**Objective**
Quote from the first line below through the line that contains "fontsize=15.3, color='#404040')", both included, and leave the pictures out.

═══ Supplied data

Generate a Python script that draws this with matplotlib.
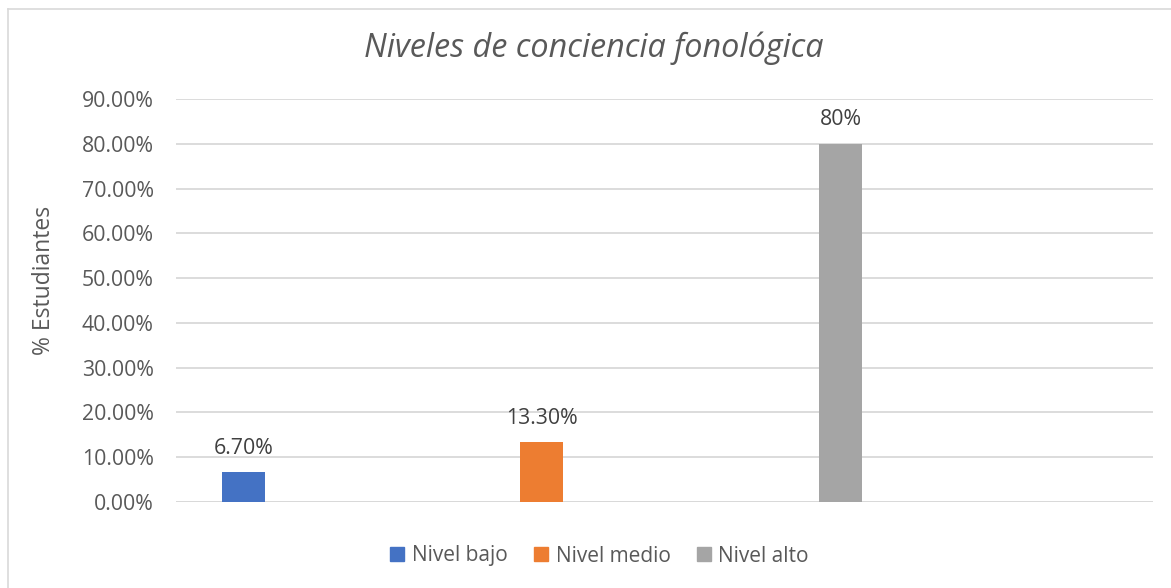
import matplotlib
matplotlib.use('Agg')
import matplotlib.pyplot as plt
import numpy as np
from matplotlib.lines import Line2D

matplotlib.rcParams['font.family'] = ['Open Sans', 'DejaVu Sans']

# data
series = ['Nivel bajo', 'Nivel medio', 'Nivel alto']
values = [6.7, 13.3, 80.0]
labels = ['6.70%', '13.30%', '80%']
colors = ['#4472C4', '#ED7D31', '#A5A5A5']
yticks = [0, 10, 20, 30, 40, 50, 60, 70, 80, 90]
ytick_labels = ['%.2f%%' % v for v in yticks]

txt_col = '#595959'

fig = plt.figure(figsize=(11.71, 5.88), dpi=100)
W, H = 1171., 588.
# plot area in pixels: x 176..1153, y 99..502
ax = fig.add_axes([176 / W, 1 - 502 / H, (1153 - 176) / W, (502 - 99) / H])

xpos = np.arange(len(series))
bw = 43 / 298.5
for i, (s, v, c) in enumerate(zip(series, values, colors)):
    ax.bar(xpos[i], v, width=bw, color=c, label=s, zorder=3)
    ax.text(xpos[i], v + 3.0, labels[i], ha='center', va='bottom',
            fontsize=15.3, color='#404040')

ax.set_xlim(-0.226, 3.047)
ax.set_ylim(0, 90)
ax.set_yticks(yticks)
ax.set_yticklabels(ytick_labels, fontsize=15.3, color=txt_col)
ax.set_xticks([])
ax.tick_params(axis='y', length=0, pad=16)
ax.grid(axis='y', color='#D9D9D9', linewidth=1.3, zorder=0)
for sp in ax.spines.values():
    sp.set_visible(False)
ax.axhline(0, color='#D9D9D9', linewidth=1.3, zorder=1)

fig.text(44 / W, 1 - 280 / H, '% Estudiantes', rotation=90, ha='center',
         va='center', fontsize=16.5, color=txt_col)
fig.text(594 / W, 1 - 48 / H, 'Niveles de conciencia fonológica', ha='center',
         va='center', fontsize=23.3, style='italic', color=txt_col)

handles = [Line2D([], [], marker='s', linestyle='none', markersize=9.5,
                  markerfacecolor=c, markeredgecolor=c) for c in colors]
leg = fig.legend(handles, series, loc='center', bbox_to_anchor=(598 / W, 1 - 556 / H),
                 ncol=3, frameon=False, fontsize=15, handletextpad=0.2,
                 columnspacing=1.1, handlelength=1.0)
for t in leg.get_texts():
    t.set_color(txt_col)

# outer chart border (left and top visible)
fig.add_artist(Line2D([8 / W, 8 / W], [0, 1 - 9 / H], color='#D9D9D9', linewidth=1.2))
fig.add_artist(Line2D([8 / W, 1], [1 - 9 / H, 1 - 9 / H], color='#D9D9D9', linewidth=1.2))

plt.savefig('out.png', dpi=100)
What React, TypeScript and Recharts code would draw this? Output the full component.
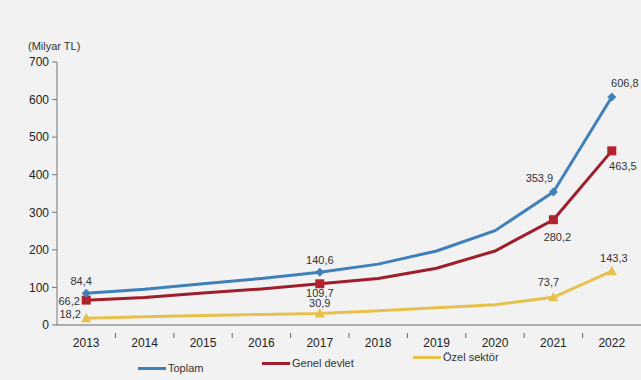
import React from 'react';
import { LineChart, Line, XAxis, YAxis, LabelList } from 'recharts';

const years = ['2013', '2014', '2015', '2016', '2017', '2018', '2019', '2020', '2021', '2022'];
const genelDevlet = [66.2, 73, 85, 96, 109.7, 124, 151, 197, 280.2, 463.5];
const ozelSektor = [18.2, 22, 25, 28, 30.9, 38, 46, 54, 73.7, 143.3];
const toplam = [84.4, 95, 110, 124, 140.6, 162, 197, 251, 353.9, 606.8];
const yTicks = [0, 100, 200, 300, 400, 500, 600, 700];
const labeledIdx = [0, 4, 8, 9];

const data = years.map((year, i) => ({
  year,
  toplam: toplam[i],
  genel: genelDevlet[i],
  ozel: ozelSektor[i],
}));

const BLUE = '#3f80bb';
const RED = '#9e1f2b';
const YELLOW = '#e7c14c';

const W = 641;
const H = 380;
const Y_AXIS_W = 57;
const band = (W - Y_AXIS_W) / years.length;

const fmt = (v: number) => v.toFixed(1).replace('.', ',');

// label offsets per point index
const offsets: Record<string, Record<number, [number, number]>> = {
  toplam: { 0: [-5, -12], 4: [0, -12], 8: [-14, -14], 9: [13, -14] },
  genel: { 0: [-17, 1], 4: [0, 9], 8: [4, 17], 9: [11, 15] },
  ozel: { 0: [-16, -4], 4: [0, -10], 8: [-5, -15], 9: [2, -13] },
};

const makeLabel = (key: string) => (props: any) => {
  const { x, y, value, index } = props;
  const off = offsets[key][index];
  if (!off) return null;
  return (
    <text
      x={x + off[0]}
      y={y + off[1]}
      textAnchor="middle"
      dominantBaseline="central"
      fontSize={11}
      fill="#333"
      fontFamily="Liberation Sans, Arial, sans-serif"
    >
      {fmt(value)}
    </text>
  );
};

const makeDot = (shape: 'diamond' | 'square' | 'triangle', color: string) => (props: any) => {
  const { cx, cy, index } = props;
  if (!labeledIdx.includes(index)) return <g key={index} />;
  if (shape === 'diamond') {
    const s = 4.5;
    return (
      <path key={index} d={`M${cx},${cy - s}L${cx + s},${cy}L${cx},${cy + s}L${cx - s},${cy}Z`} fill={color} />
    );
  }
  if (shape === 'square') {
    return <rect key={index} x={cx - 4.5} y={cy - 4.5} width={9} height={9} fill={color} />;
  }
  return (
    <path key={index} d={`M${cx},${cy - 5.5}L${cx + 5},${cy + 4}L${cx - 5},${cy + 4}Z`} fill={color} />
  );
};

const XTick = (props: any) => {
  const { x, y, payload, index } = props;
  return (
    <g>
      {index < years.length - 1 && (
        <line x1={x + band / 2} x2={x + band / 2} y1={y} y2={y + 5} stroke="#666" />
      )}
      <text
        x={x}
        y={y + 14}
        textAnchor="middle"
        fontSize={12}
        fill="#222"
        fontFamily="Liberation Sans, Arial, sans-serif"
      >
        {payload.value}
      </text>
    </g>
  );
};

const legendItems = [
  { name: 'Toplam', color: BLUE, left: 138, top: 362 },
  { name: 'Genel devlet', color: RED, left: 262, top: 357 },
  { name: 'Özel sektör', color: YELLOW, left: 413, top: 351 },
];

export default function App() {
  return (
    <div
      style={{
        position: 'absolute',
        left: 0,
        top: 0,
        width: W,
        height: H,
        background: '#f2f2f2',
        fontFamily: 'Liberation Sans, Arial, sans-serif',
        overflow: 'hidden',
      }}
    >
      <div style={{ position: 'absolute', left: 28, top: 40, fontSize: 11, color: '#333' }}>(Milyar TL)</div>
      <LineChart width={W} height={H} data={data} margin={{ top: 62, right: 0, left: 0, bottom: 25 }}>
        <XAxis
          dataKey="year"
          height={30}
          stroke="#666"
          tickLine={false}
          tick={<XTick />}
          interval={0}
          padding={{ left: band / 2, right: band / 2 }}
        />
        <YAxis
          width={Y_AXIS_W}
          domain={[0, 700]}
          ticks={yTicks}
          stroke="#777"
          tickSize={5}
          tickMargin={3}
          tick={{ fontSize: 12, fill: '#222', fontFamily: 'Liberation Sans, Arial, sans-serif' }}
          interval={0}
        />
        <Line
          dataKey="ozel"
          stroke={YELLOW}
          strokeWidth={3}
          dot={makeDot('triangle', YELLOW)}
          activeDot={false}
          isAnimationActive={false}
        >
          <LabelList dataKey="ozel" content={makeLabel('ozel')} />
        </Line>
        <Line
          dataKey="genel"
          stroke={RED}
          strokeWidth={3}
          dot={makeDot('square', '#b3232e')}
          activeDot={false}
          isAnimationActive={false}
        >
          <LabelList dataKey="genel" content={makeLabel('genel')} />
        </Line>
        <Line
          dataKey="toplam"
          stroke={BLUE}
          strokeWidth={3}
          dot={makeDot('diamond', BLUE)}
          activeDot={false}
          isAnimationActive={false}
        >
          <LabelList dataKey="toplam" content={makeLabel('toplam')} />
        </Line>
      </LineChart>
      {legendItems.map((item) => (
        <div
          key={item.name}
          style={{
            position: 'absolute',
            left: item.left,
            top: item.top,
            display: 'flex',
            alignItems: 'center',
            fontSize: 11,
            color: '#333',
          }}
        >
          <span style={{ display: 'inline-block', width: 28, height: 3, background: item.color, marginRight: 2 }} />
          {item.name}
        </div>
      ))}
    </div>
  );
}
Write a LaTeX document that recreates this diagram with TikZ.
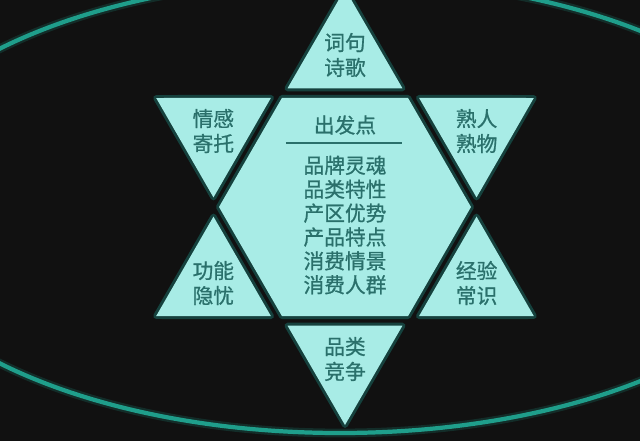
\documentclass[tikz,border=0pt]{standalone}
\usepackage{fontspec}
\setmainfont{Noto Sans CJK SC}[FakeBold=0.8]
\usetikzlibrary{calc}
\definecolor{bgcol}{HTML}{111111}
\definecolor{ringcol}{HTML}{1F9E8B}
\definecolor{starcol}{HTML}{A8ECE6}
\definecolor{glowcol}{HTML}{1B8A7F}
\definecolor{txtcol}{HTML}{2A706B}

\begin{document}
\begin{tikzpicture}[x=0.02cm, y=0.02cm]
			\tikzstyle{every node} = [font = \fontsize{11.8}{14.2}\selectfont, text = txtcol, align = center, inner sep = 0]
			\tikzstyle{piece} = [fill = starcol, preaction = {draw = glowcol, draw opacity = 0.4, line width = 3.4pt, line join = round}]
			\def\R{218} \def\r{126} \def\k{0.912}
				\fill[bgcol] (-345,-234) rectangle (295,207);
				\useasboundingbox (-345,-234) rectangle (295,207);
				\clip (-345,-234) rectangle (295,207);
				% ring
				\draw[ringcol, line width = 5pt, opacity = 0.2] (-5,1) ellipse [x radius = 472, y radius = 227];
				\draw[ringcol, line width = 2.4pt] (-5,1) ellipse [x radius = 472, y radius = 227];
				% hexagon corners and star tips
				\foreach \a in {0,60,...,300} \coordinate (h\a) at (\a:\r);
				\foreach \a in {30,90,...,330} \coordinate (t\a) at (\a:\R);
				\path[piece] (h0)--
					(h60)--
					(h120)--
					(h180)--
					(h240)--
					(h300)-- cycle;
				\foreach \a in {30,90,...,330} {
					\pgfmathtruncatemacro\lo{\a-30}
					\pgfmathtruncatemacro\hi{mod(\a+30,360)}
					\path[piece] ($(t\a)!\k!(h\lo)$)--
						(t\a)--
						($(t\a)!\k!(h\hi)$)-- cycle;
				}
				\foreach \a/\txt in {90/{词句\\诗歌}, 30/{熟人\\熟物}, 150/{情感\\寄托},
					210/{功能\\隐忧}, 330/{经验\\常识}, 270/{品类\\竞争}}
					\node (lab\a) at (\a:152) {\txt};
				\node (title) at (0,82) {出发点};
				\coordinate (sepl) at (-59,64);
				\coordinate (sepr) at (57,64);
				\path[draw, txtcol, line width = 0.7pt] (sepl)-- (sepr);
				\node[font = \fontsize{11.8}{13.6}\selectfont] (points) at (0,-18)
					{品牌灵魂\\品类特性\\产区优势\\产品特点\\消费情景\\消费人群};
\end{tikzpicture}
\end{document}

══════

**Complete output**
Generate a Python script that draws this with matplotlib.
import matplotlib
matplotlib.use('Agg')
import matplotlib.pyplot as plt
import numpy as np
from matplotlib.lines import Line2D

matplotlib.rcParams['font.family'] = ['Open Sans', 'DejaVu Sans']

# data
series = ['Nivel bajo', 'Nivel medio', 'Nivel alto']
values = [6.7, 13.3, 80.0]
labels = ['6.70%', '13.30%', '80%']
colors = ['#4472C4', '#ED7D31', '#A5A5A5']
yticks = [0, 10, 20, 30, 40, 50, 60, 70, 80, 90]
ytick_labels = ['%.2f%%' % v for v in yticks]

txt_col = '#595959'

fig = plt.figure(figsize=(11.71, 5.88), dpi=100)
W, H = 1171., 588.
# plot area in pixels: x 176..1153, y 99..502
ax = fig.add_axes([176 / W, 1 - 502 / H, (1153 - 176) / W, (502 - 99) / H])

xpos = np.arange(len(series))
bw = 43 / 298.5
for i, (s, v, c) in enumerate(zip(series, values, colors)):
    ax.bar(xpos[i], v, width=bw, color=c, label=s, zorder=3)
    ax.text(xpos[i], v + 3.0, labels[i], ha='center', va='bottom',
            fontsize=15.3, color='#404040')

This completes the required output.